In this interview, Iglesias recalls how Disney's Fantasia made an impression on her as a child, how Velázquez's Spinners (Las Hilanderas) started her lifelong love of the collection of the Prado museum in Madrid, for which she created one of her best-known public projects. She discusses other major public commissions, including her underwater sculptures in the Baja California off Mexico and her latest project, Hondalea, in a lighthouse on Santa Clara island in the bay of her hometown. She talks about her love of science fiction, including J.G. Ballard, the importance of music and her work with her composer brother Alberto on a new opera project. And she answers the final questions we ask all our guests on A brush with...: if you could live with just one work of art, what would it be? And what is art for?
Cristina Iglesias on... a childhood trip to Giotto's Scrovegni Chapel in Padua
"The storytelling inside the architecture, the repetition of the faces set against that blue sky. I was really taken by the power of all of it being a single piece, a complete installation. And that was my first lesson on the possibilities of sculpture as related to the illusionism of painting."
... creating an underwater sculpture off the coast of Baja California, Mexico
"It's 17 metres under the surface and to go you need to dive with oxygen. So to conceive of the work is partly an act of belief. Film and photographic documentation play a big role too and that's very important, because it makes you dream of a place. I love this idea that if you know somewhere exists, you can see it in your mind."
... the influence of multiple cultures on Spain and her work Tres Aguas in Toledo
"The Arabs did a lot in Spain to build the culture we have today. I wanted that cross-pollination of cultures to be evident in my public work in Toledo Tres Aguas (2014). I wanted to speak to the idea of getting lost in a place like that, between one side and the other. Apart from the memory of the piece itself, you would get into history of the Arab and Jewish baths—understand that these cultures shared water for two centuries, the notion of convivencia (coexistence)."
... what art is for
"Art opens the doors of your imagination to new fields of perception. And that means everything, because then you are open to listening to others, to accept yourself and be open to new worlds."
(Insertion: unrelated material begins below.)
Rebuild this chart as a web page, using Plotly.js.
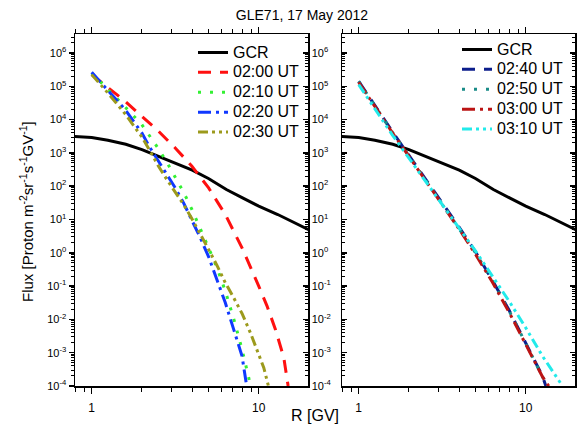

• Cristina Iglesias's site-specific sculpture Hondalea is now open on the island of Santa Clara near San Sebastian and can be reached by boat, which will operate until 30 September from the port of San Sebastian; an exhibition also called Hondalea is at the Museo San Telmo in San Sebastian until 26 September; an exhibition of works on paper is at the Real Academia Belles Artes de San Fernando in Madrid until 25 July; two major works by Iglesias are also on ongoing display in the sculpture park at the Sainsbury Centre in Norwich, UK; and a new book Liquid Sculpture: The Public Art of Cristina Iglesias, published by Hatje Cantz, is out now and priced €48.